Akhirnya, dua bulan berselang sebelum wafatnya, Rasulullah Saw secara jelas
menunjuk Ali di Ghadir Khum sebagai pemimpin kaum muslimin (pemimpin agama
sekaligus pemimpin politik). Nabi berkata: "Barang siapa yang menjadikan
aku sebagai maulanya, maka Ali adalah maulanya." Ia juga berkata:
"Aku tinggalkan kepadamu dua hal yang berharga (tsaqalain), dan selama
engkau berpegang teguh kepadanya niscaya engkau tidak akan sesat selamanya
yaitu Kitâbullâh dan Itrahti (al-Qur'an dan Ahlulbaitku)."
Peristiwa agung ini telah banyak menjadi bahan diskusi dan tulisan hingga saat
ini. Para pembaca dapat merujuk kepada karya-karya tulis berbahasa Inggris di
bawah ini :
" A study on the question of al-Wilâyah oleh Sayyid Muhammad Baqir
ash-Shadr, diterjemahkan oleh Dr. P.Haseltine. (Risalah ini pertama kali
diterjemahkan di India dengan judul "Shiism: The Natural Product of
Islam").
" The Origin of Shia and its Principles oleh Muhammad Husain Kasyful
Ghitâ.
" Imamate : The Vigerence of the Prophet oleh Sayyid Said Akhtar Rizvi.
" Origins and Early Depelovment of Shia Islam oleh S.Hussain M.Jafri.
" The Right Path oleh Syed Abdulhussein Syarafuddin al-Musawi.
" The Meaning & Origin of Shi'ism oleh Sayyid Saeed Akhtar Rizvi dalam
Right Path, jilid. 1 (Jan-Mar 1993) #3.
Setiap orang yang membaca karya tulis ini akan melihat bahwa awal kedatangan
Islam dan Syiah adalah bersamaan.

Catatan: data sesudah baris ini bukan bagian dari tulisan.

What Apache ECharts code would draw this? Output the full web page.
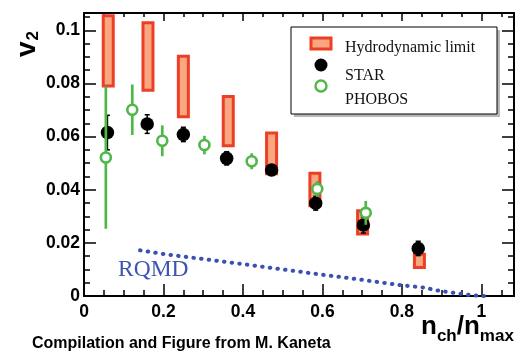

Dan sebagaimana Islam, Syiah merupakan sebuah
pergerakan keagamaan yang juga meliputi aspek sosial dan politik.
Dr.Jafri
menuliskan: "Ketika kita menganalisa relasi kemungkinan perbedaan antara
keyakinan-keyakinan agama dan konstitusi politik dalam Islam diemban oleh satu
sama lainnya, kita temukan klaim dan trend doktrinal pendukung Ali lebih
cenderung mengarah kepada aspek agama ketimbang aspek politik, dengan demikian
kelihatan paradoks bahwa partai (syiah) yang mengklaim berdasarkan kepada
kepemimpinan dalam bidang spiritual dan agamis, sebagaimana kita akan uji
secara lebih jeluk nantinya, seyogyanya diberikan label sebagai gerakan politik
sejak semula.
Memang tidak dapat dibayangkan bahwa sahabat-sahabat utama Nabi Saw seperti
Salman al-Farsi dan Abu Dzar berpikir bahwa Ali terutama adalah sebagai seorang
pemimpin politik, dan kemudian berfikir lagi bahwa Ali juga adalah pemimpin
agama.
Dalam karya akademisnya, Islamic Messianism, cendikiawan ini menghitung perang
sipil sebagai permulaan dari "Keberagamaan Syiah": "Sejak
permulaan perang sipil yang berkecamuk pada tahun 656 M, beberapa orang di
antara kaum muslimin tidak hanya berpikir ihwal kepemimpinan dalam istilah
politik, tetapi bahkan memberikan tekanan agama di dalamnya." Namun dalam
artikelnya yang dipersembahkan dalam sebuah pertemuan publik dan diterbitkan
oleh salah satu markaz Islam, ia menempatkan permulaan Syiah sejak pada masa
Ghadir Khum. Ia menulis "Proklamasi Nabi dalam peristiwa itu memunculkan
ketegangan antara kepemimpinan ideal yang dipromosikan oleh Nabi melalui
wilâyah Ali bin Abi Thalib dan fakta yang dipicu oleh kekuatan manusia untuk
memberangus tujuan Allah Swt di muka bumi."